Our promotions won’t be sticky (won’t lead to the desired results) unless we explain specifically the next needed action steps. We need to join the dots. And – to illustrate with regard to outreach, this needs to be a lot more specific than saying, ‘We need to share our faith’. We need to get people to think about the individual person they could encourage that week.
Application: How does this relate to All Together Consulting?
…which is encouraging you to build an authentic and active culture of conversational outreach in your local church? Well, every month we are encouraging you to have a testimony in which someone shares about spiritual conversation they engaged. This models the kind of outreach we are encouraging. But the point isn’t just the modelling. This is your platform to get up there and promote a value, or to remind your members of a lesson that’s been taught.

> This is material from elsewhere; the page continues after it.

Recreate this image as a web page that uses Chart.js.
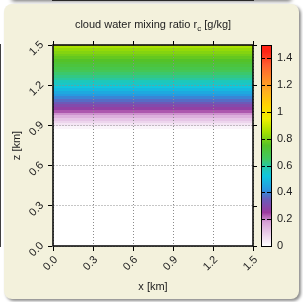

Pastor – doing this each month is really important, because we get what we promote. Month-by-month, if we do this, it will build momentum. Month-by-month, if we do not, the lessons and values we have taught will be forgotten, and their sustained application will not take place.

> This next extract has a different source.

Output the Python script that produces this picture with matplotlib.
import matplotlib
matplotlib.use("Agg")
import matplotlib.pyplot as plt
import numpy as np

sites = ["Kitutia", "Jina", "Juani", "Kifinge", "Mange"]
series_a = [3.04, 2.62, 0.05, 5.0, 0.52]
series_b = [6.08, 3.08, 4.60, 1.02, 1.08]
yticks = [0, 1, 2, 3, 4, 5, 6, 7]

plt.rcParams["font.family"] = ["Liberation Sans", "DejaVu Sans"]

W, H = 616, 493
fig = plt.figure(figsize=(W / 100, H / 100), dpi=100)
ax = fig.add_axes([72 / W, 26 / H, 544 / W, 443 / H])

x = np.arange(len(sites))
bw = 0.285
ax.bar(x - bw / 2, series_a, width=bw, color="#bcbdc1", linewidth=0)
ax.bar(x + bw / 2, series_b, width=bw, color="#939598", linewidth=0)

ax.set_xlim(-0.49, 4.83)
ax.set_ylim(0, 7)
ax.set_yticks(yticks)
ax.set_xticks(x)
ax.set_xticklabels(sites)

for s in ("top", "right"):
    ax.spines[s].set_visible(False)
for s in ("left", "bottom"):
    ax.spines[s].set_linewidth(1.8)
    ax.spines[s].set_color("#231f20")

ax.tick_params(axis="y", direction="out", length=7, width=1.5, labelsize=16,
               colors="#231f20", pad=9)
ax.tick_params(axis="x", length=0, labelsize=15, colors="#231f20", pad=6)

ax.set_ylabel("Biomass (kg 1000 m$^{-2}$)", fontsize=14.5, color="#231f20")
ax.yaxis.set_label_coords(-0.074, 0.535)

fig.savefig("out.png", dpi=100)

So invite members to share testimonies about opportunities they have created to taken to engage people in conversations about spiritual things. And then stand up and reinforce a value. For example: “Thanks for that testimony John. Wasn’t that a great, folks! What a great illustration of how, by simply asking caring questions, we can get to engage a conversation in which we can encourage faith! When did you last stop to really listen to someone? Who could you stop to ask a caring question this week – and then give some time, to listen to their reply? That’s what it’s all about. We don’t have to preach at people. Sometimes, all we have to do is ask a caring question – and give them some time, and the opportunities will open up by themselves. Think for a moment. Who could you ask a caring question this week? Lets pray…”
Pastor – that’s the kind of encouragement your members need, month-by-month.
And if you will do it, it will help you build a culture of active outreach – and that will yeild results!
May the Lord make you effective in making your members effective!